Christmas with the WON’T Crank
THE SCENE: A cool and gloomy Morg with a small yellow car conspicuously parked in the distance. (12/21/2018)
F3 WELCOME & DISCLAIMER:
Cross Jacks 60x IC
Abe Vigodas 10x IC
Red Bull Smurf Jacks 20x IC
Indian Run to car push startex
Basically B.O.M.B.S behind a car that is being pushed forward. And safety, safety, safety!
12 PAX – 5 teams – 1 loner (the QIC) – 1 Official Chauffeur (PhP)
Burpees – 50
Outlaws –100 (a bump up from Overhead Claps)
Merkins – 150
Big Boy Sit-ups – 200
Bodies weighing…let’s say some more than others and a 1980 Canary Yellow Triumph Spitfire weighing 1,600lbs.
PAX divided into teams of 2. Each team took turns pushing the car 2 lampposts forward while the remaining teams did B.O.M.B.S.. So 4 teams on B.O.M.B.S. and 1 team on car push at any given time. All teams advanced forward when car reached next designated lamppost. I jumped in where I could and Phat Pat valiantly over came his injuries and managed to steer the car for the entire Thang.
Little Baby Flutter Crunches 16x IC
Reverse Crunches 16x IC
Plank till end (@2mins)
COUNT-OFF & NAME-O-RAMA
12 PAX – Sleep Number, Laettner, Commie, Potiphar, Tree Hugger, The Streak, Granola, Woodpecker, Choker, Orange Julius, Phat Pat, Mr. Wonderful (QIC).
CIRCLE OF TRUST/BOM:
“Life is a lot like pushing that car today. It can be hard, painful, and filled with freeloaders.” That was my icebreaker for the PAX in the CoT as we circled around the little yellow car. PhP, still reclined inside the Spit and being a good sport, forced a laugh that came natural to the rest of us. But the real point here is that life can be painful and it can suck but we should push through the trials anyway, carry a load, because in so doing lies your purpose and to quit is to lose it.

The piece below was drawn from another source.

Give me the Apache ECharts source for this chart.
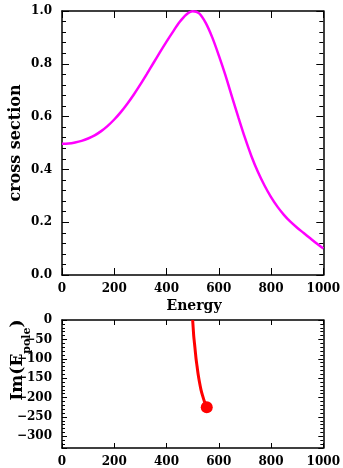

The mumblechatter for this entire Q was YUGE. From the PAX badmouthing PhP for not showing up, to Sleep Number complaining about having to follow instructions, to Potiphar and The Streak almost killing our Chauffeur for his snide remarks, to Granola constantly Qing the QIC, to team A complaining about feeling “friction” just before accidentally push starting the car, and I could go on. The takeaway here is twofold. Firstly, it is obvious that we finally found the perfect F3 role for Phat Pat: an Irritant Q who does no actual work. Secondly and in Sleep Number’s defense, the verbal instructions were convoluted at best yet the PAX took the initiative and turned a wanting VQ into an epic one. Strong work!